I social network non si limitano ad essere un’occasione per sfidare a candy crush l’amico, il conoscente o il conosciuto e altre volte lo “sconoscente”(nel senso di prossimo a perdersi di vista) o lo sconosciuto, che però, per aumentare il numero di amicizie e quindi la propria autostima, si inseriscono nel villaggio degli amici immateriali.
Non servono a recuperare vecchi compagni di scuola, poichè se non li si vede per trent’ anni un motivo ci sarà, anche solo il semplice e legittimo disinteresse a ricordare chi erano quel grembiule e quegli occhiali da astigmatico, che evidenziavano due occhi giganti, magari uno bendato, accanto al proprio banco. Non servono ad organizzare nostalgiche pizze di classe decenni dopo, che, tempo tre uscite, illuminano su come al di fuori dei mi piace o degli auguri con tanti punti esclamativi non c’è proprio niente da dirsi; e non sempre si usano solo per lavoro, come piace dire agli intellectual chic quando giustificano la loro presenza su Facebook o Twitter e ne tacciono l’ampio cazzeggio.
Sono complici della nuova mania “asocial” di uscire con le persone e non guardarle nemmeno, perché la vita privata degli eterei amici sullo smartphone che annunciano la preparazione di un piatto di pasta o che vita disgraziata e stanca abbiano, è ritenuta più interessante e solo a fine serata fanno ricordare di compiere un riconoscimento degli amici di uscita.
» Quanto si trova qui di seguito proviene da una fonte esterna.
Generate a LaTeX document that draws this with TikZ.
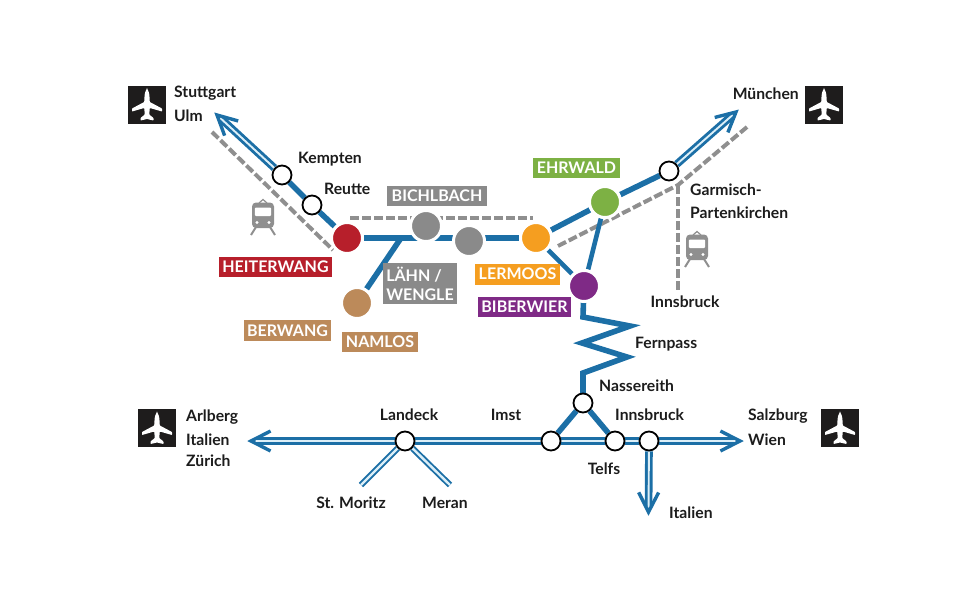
\documentclass[tikz,border=0pt]{standalone}
\usepackage{fontspec}
\setmainfont{Lato}[BoldFont={Lato Bold}]
\usetikzlibrary{calc,backgrounds}
\definecolor{lineblue}{HTML}{1C6FA6}
\definecolor{paleblue}{HTML}{DCEFF8}
\definecolor{dashgray}{HTML}{8F8F8F}
\definecolor{stgray}{HTML}{8A8A8A}
\definecolor{cred}{HTML}{B71F2B}
\definecolor{corange}{HTML}{F59E20}
\definecolor{cgreen}{HTML}{7DB144}
\definecolor{cpurple}{HTML}{7F2A86}
\definecolor{ctan}{HTML}{BC8A5A}
\definecolor{ink}{HTML}{1C1C1C}
\definecolor{boxblack}{HTML}{1E1C1C}
\tikzset{
  stn/.style={circle,draw=black,fill=white,line width=1.8pt,minimum size=19pt,inner sep=0pt},
  halt/.style={circle,draw=white,fill=#1,line width=3pt,minimum size=31pt,inner sep=0pt},
  tag/.style={fill=#1,text=white,font=\fontsize{16}{19}\selectfont\bfseries,inner sep=0pt,align=left},
  lbl/.style={text=ink,font=\fontsize{15.7}{18}\selectfont\bfseries,inner sep=0pt},
  road/.style={draw=lineblue,line width=5.6pt},
  thinroad/.style={draw=lineblue,line width=4.6pt},
  dbl/.style={draw=lineblue,line width=2.9pt,double=paleblue,double distance=1.9pt},
  dblthin/.style={draw=lineblue,line width=1.9pt,double=paleblue,double distance=2.4pt},
  rail/.style={draw=dashgray,line width=4pt,dash pattern=on 9pt off 3pt},
  headarrow/.style={draw=lineblue,line width=3.4pt,miter limit=10},
  iconbox/.style={fill=boxblack,minimum size=38pt,inner sep=0pt},
  plane/.pic={
    \fill[white,rounded corners=0.6pt] (0,-16) .. controls (1.6,-14) and (2.4,-11) .. (2.6,-6)
      -- (2.8,-2.5) -- (15,4) -- (15,7) -- (2.8,3.5) -- (2.2,10) -- (6.5,13.5) -- (6.5,16)
      -- (0,14.5) -- (-6.5,16) -- (-6.5,13.5) -- (-2.2,10) -- (-2.8,3.5) -- (-15,7) -- (-15,4)
      -- (-2.8,-2.5) -- (-2.6,-6) .. controls (-2.4,-11) and (-1.6,-14) .. (0,-16) -- cycle;
  },
  train/.pic={
    \draw[dashgray,line width=1.2pt] (-4,-14) -- (0,-17.5) -- (4,-14);
    \fill[dashgray,rounded corners=4pt] (-11,-14.5) rectangle (11,11);
    \fill[white,rounded corners=1pt] (-8.2,-9.5) rectangle (8.2,-1);
    \fill[white] (-6,5.5) circle (1.6);
    \fill[white] (6,5.5) circle (1.6);
    \draw[dashgray,line width=2pt] (-7,10) -- (-12,18);
    \draw[dashgray,line width=2pt] (7,10) -- (12,18);
  }
}
\newcommand{\chevron}[2]{\draw[headarrow] ($(#1)!22pt!-27:(#2)$) -- (#1) -- ($(#1)!22pt!27:(#2)$);}
\begin{document}
\begin{tikzpicture}[x=1pt,y=-1pt]
\useasboundingbox (0,0) rectangle (960,600);

% free ends
\coordinate (tipS) at (217,115);
\coordinate (tipM) at (736,112);
\coordinate (tipW) at (251,441);
\coordinate (tipE) at (740,441);
\coordinate (tipI) at (648.5,512);
\coordinate (endMoritz) at (361,485);
\coordinate (endMeran) at (450,485);
\coordinate (fork) at (401,238);
\coordinate (z0) at (583,317);
\coordinate (z1) at (630,326);
\coordinate (z2) at (582,343);
\coordinate (z3) at (627,357);
\coordinate (z4) at (583,373);
\coordinate (railA) at (212,132);
\coordinate (railB) at (333,250);
\coordinate (railC) at (350,218);
\coordinate (railD) at (533,218);
\coordinate (railE) at (558,246);
\coordinate (railF) at (747,127);
\coordinate (railG) at (678,185);
\coordinate (railH) at (678,290);

% stations
\node[stn] (kempten) at (282,175) {};
\node[stn] (reutte) at (312,205) {};
\node[stn] (garmisch) at (669,171) {};
\node[stn] (nassereith) at (583,403) {};
\node[stn] (imst) at (551,441) {};
\node[stn] (telfs) at (615,441) {};
\node[stn] (innsbruck) at (649,441) {};
\node[stn] (landeck) at (405,441) {};
\node[halt=cred] (heiterwang) at (347,238) {};
\node[halt=stgray] (bichlbach) at (426,226) {};
\node[halt=stgray] (lahn) at (469,241) {};
\node[halt=corange] (lermoos) at (536,238) {};
\node[halt=cgreen] (ehrwald) at (605,202) {};
\node[halt=cpurple] (biberwier) at (584,286) {};
\node[halt=ctan] (berwang) at (357,303) {};

% connectors
\begin{scope}[on background layer]
  \path[rail] (railA) -- (railB);
  \path[rail] (railC) -- (railD);
  \path[rail] (railE) -- (railG) -- (railF);
  \path[rail] (railG) -- (railH);
  \path[dbl,shorten >=6pt] (kempten) -- (tipS);
  \path[road] (kempten) -- (reutte);
  \path[road] (reutte) -- (heiterwang);
  \path[road] (heiterwang) -- (lermoos);
  \path[road] (fork) -- (berwang);
  \path[road] (lermoos) -- (ehrwald);
  \path[road] (ehrwald) -- (garmisch);
  \path[dbl,shorten >=6pt] (garmisch) -- (tipM);
  \path[thinroad] (lermoos) -- (biberwier);
  \path[thinroad] (ehrwald) -- (biberwier);
  \path[road,miter limit=10] (biberwier.center) -- (z0) -- (z1) -- (z2) -- (z3) -- (z4) -- (nassereith.center);
  \path[road] (nassereith) -- (imst);
  \path[road] (nassereith) -- (telfs);
  \path[dbl,shorten >=6pt] (landeck) -- (tipW);
  \path[dbl] (landeck) -- (imst);
  \path[dbl] (imst) -- (telfs);
  \path[dbl] (telfs) -- (innsbruck);
  \path[dbl,shorten >=6pt] (innsbruck) -- (tipE);
  \path[dbl,shorten >=6pt] (innsbruck) -- (tipI);
  \path[dblthin] (landeck) -- (endMoritz);
  \path[dblthin] (landeck) -- (endMeran);
\end{scope}
\chevron{tipS}{kempten}
\chevron{tipM}{garmisch}
\chevron{tipW}{landeck}
\chevron{tipE}{innsbruck}
\chevron{tipI}{innsbruck}

% coloured name tags
\node[tag=stgray,minimum width=100pt,minimum height=20pt] (tBich) at (437,196) {BICHLBACH};
\node[tag=cgreen,minimum width=87pt,minimum height=20pt] (tEhr) at (576.5,168) {EHRWALD};
\node[tag=corange,minimum width=85pt,minimum height=21pt] (tLer) at (517.5,274) {LERMOOS};
\node[tag=cpurple,minimum width=93pt,minimum height=20pt] (tBib) at (524.5,307) {BIBERWIER};
\node[tag=cred,minimum width=113pt,minimum height=20pt] (tHei) at (275.5,267) {HEITERWANG};
\node[tag=stgray,minimum width=74pt,minimum height=41pt] (tLah) at (420,283.5) {\baselineskip=21pt LÄHN /\\WENGLE};
\node[tag=ctan,minimum width=87pt,minimum height=21pt] (tBer) at (287.5,330.5) {BERWANG};
\node[tag=ctan,minimum width=76pt,minimum height=20pt] (tNam) at (380,342) {NAMLOS};

% plain labels
\node[lbl,anchor=west] (lStu) at (174,93) {Stuttgart};
\node[lbl,anchor=west] (lUlm) at (174,116) {Ulm};
\node[lbl,anchor=west] (lKem) at (298,159) {Kempten};
\node[lbl,anchor=west] (lReu) at (324,189) {Reutte};
\node[lbl,anchor=east] (lMun) at (799,94) {München};
\node[lbl,anchor=west] (lGar) at (690,190) {Garmisch-};
\node[lbl,anchor=west] (lPar) at (690,213) {Partenkirchen};
\node[lbl] (lInn) at (685,302) {Innsbruck};
\node[lbl,anchor=west] (lFer) at (635,344) {Fernpass};
\node[lbl,anchor=west] (lNas) at (599,386) {Nassereith};
\node[lbl] (lLan) at (409,415) {Landeck};
\node[lbl] (lIms) at (506,415) {Imst};
\node[lbl,anchor=west] (lIn2) at (615,415) {Innsbruck};
\node[lbl] (lTel) at (604,469) {Telfs};
\node[lbl,anchor=west] (lSal) at (748,416) {Salzburg};
\node[lbl,anchor=west] (lWie) at (748,440) {Wien};
\node[lbl,anchor=west] (lArl) at (186,417) {Arlberg};
\node[lbl,anchor=west] (lIta) at (186,440) {Italien};
\node[lbl,anchor=west] (lZur) at (186,461) {Zürich};
\node[lbl] (lMor) at (351,503) {St. Moritz};
\node[lbl] (lMer) at (445,503) {Meran};
\node[lbl,anchor=west] (lIt2) at (669,513) {Italien};

% airport boxes
\node[iconbox] (airNW) at (147,104.5) {};
\node[iconbox] (airNE) at (824,104.5) {};
\node[iconbox] (airW) at (157,428) {};
\node[iconbox] (airE) at (840,428) {};
\pic at (airNW) {plane};
\pic at (airNE) {plane};
\pic at (airW) {plane};
\pic at (airE) {plane};

% trains
\pic at (263,217) {train};
\pic at (697,249) {train};
\end{tikzpicture}
\end{document}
Il social web, però, sembra violare ancora di più le nostre vite.
Secondo l’associazione Familylegal -associazione lombarda che studia il diritto di famiglia collegato col proprio territorio regionale- sarebbero sempre più frequenti le richieste di stipula di accordi pre-matrimoniali, relativi alle conseguenze che i vari Facebook e Twitter provocano nel rapporto. Due coppie su tre, richiedenti la consulenza prima di sposarsi, si informano sulla possibilità di concordare alcune clausole ostative alla pubblicazione di foto o altro materiale divulgativo privato della coppia e, per non correre il rischio di dare una botta di fiducia ai nuovi innamorati, sempre secondo l’associazione lombarda, il 45% delle separazioni in corso, sono state fortemente influenzate dalla socialità in rete e il 70% dei tradimenti nascono sul web.
Insomma la trasformazione da social network in corna network è un nuovo abuso di una buona idea, sfuggita leggermente di mano alla nostra società e che potrebbe porre il legislatore, se non di fronte alla necessità di prevedere dei patti matrimoniali all’ americana, quanto meno a considerare delle tutele per simili fattispecie.